=== Goal ===
Leaving out the pictures, retype the lines from the beginning of the listing through the line containing "mse_prop = [0.068, 0.070, 0.060, 0.055, 0.050, 0.020]".

=== Given data ===

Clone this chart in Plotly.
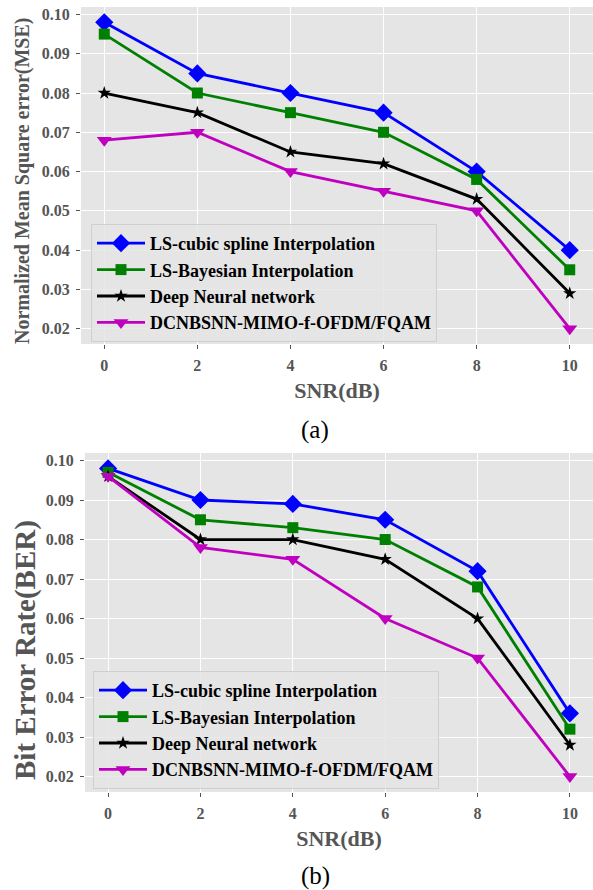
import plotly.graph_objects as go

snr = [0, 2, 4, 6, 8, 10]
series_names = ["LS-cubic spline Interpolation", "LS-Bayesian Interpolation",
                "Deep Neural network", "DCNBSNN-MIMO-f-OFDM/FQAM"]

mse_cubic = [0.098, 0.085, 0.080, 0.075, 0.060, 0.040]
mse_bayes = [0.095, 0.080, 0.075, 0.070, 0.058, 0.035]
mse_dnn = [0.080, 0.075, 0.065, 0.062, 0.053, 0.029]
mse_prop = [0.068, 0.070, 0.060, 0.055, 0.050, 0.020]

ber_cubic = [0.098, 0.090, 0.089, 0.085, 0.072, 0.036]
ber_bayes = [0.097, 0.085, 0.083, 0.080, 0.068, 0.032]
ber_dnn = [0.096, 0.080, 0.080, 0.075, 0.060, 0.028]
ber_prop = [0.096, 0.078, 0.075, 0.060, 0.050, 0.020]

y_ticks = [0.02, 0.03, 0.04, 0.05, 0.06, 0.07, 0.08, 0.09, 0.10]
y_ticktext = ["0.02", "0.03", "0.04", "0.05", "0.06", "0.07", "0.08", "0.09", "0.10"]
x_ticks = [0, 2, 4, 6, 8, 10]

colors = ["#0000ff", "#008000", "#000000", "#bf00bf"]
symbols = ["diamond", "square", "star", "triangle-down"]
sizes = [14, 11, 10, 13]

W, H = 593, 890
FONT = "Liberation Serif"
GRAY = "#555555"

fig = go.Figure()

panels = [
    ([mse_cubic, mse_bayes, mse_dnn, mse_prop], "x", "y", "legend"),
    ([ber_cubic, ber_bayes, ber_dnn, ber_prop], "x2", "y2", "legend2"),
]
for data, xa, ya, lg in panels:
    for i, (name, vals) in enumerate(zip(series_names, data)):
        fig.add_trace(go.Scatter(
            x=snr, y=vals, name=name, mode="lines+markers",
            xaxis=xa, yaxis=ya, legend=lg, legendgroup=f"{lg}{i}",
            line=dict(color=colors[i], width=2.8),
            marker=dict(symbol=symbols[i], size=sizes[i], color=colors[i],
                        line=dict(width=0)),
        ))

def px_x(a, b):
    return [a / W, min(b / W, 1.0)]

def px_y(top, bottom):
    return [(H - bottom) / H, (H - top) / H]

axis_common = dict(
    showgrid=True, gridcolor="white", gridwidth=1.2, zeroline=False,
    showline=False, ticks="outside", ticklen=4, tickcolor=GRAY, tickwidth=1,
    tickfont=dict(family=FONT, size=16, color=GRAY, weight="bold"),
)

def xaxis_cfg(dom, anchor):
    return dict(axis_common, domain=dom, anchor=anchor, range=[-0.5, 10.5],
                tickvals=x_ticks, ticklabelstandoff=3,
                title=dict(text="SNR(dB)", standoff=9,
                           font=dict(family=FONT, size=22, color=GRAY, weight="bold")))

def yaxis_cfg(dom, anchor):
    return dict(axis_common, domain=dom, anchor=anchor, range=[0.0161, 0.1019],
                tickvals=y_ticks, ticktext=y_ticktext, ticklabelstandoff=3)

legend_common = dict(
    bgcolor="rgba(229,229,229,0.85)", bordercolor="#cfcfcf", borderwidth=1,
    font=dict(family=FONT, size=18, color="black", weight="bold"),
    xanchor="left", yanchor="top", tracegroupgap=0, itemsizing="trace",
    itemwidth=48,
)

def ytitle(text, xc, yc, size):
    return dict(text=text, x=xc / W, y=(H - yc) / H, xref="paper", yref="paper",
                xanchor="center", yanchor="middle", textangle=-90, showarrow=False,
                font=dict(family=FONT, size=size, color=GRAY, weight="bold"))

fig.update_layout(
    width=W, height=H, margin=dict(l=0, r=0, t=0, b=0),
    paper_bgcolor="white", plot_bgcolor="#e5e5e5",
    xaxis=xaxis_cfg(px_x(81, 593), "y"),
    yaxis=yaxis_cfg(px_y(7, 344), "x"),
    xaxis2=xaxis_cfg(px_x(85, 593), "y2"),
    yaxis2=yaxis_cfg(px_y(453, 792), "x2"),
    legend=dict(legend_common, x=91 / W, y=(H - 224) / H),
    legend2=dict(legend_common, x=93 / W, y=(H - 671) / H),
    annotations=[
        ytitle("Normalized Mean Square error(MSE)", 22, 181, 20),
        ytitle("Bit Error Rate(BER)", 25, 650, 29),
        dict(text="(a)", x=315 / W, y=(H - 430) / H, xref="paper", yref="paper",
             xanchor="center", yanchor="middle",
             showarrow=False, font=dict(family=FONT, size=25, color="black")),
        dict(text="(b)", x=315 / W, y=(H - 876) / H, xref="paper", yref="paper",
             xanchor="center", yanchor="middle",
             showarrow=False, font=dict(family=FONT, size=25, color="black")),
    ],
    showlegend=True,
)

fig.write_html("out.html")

=== Answer to this problem ===
Clone this chart in Plotly.
import plotly.graph_objects as go

snr = [0, 2, 4, 6, 8, 10]
series_names = ["LS-cubic spline Interpolation", "LS-Bayesian Interpolation",
                "Deep Neural network", "DCNBSNN-MIMO-f-OFDM/FQAM"]

mse_cubic = [0.098, 0.085, 0.080, 0.075, 0.060, 0.040]
mse_bayes = [0.095, 0.080, 0.075, 0.070, 0.058, 0.035]
mse_dnn = [0.080, 0.075, 0.065, 0.062, 0.053, 0.029]
mse_prop = [0.068, 0.070, 0.060, 0.055, 0.050, 0.020]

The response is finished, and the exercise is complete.